GIVEN DATA:
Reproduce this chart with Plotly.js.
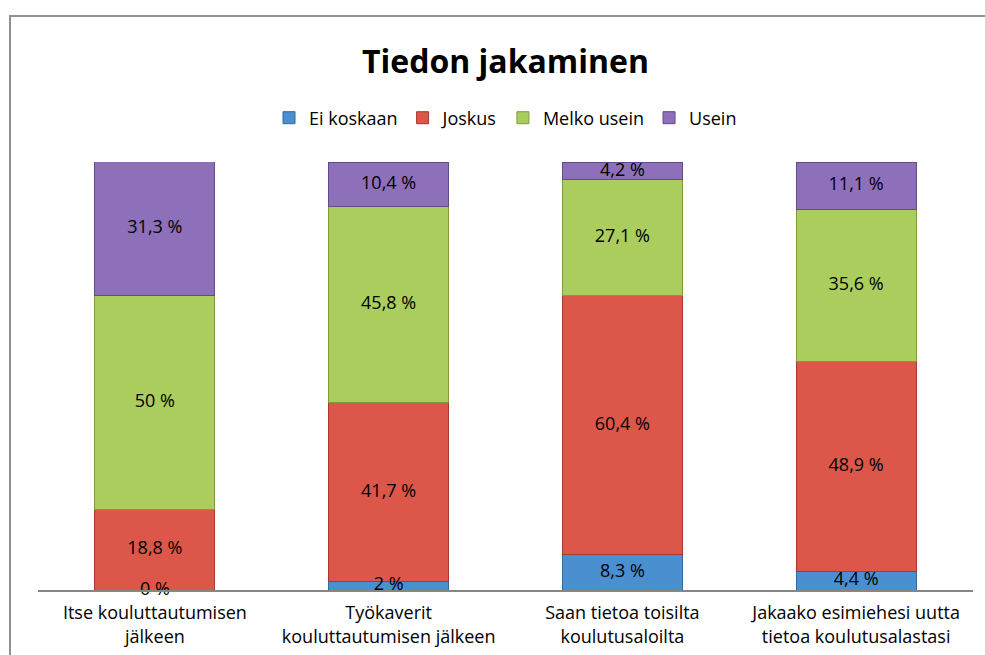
<!DOCTYPE html>
<html>
<head>
<meta charset="utf-8">
<script src="https://cdn.plot.ly/plotly-3.0.1.min.js"></script>
<style>
html,body{margin:0;padding:0;background:#fff;}
#chart{width:985px;height:655px;}
</style>
</head>
<body>
<div id="chart"></div>
<script>
const categories = [
  "Itse kouluttautumisen<br>jälkeen",
  "Työkaverit<br>kouluttautumisen jälkeen",
  "Saan tietoa toisilta<br>koulutusaloilta",
  "Jakaako esimiehesi uutta<br>tietoa koulutusalastasi"
];
const seriesNames = ["Ei koskaan", "Joskus", "Melko usein", "Usein"];
const eiKoskaan = [0, 2, 8.3, 4.4];
const joskus = [18.8, 41.7, 60.4, 48.9];
const melkoUsein = [50, 45.8, 27.1, 35.6];
const usein = [31.3, 10.4, 4.2, 11.1];
const seriesValues = [eiKoskaan, joskus, melkoUsein, usein];
const fillColors = ["#4a8fd0", "#dc5749", "#abcd5d", "#8e6fb9"];
const lineColors = ["#2f6aa3", "#a8372d", "#7f9c3a", "#634a8c"];

const FONT = "Open Sans, Noto Sans, sans-serif";
const fmt = v => String(v).replace('.', ',') + ' %';

const traces = [];
seriesValues.forEach((vals, i) => {
  traces.push({
    type: 'bar',
    name: seriesNames[i],
    x: categories,
    y: vals,
    marker: {color: fillColors[i], line: {color: lineColors[i], width: 1}},
    hoverinfo: 'skip'
  });
});
// data labels at segment centres
const cum = categories.map(() => 0);
const lx = [], ly = [], lt = [];
seriesValues.forEach(vals => {
  vals.forEach((v, j) => {
    lx.push(categories[j]);
    ly.push(cum[j] + v / 2);
    lt.push(fmt(v));
    cum[j] += v;
  });
});
traces.push({
  type: 'scatter', mode: 'text', x: lx, y: ly, text: lt,
  textposition: 'middle center',
  textfont: {family: FONT, size: 18, color: '#000'},
  showlegend: false, hoverinfo: 'skip', cliponaxis: false
});

const layout = {
  width: 985, height: 655,
  margin: {l: 38, r: 12, t: 162, b: 65},
  paper_bgcolor: '#fff', plot_bgcolor: '#fff',
  barmode: 'stack', bargap: 0.486,
  font: {family: FONT, color: '#000'},
  title: {text: '<b>Tiedon jakaminen</b>', x: 0.5, xref: 'paper', xanchor: 'center',
          y: 1 - 62/655, yanchor: 'middle', font: {family: FONT, size: 32, color: '#000'}},
  legend: {orientation: 'h', x: 0.5, xanchor: 'center', y: (590-118)/428, yanchor: 'middle',
           font: {family: FONT, size: 18, color: '#000'}, traceorder: 'normal', itemwidth: 30},
  xaxis: {showline: true, linecolor: '#868686', linewidth: 1.5, ticks: '', showgrid: false,
          ticklabelstandoff: 6,
          tickfont: {family: FONT, size: 18, color: '#000'}, fixedrange: true},
  yaxis: {range: [0, 100], visible: false, fixedrange: true},
  shapes: [{type: 'rect', xref: 'paper', yref: 'paper',
            x0: (10-38)/935, x1: (1000-38)/935, y0: (590-670)/428, y1: (590-16)/428,
            line: {color: '#929292', width: 2}, fillcolor: 'rgba(0,0,0,0)', layer: 'below'}]
};

Plotly.newPlot('chart', traces, layout, {staticPlot: true, displayModeBar: false});
</script>
</body>
</html>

WHAT YOU WILL DO:
Report the number of lines containing the string "chart" and add nothing to it.

TASK ANSWER:
4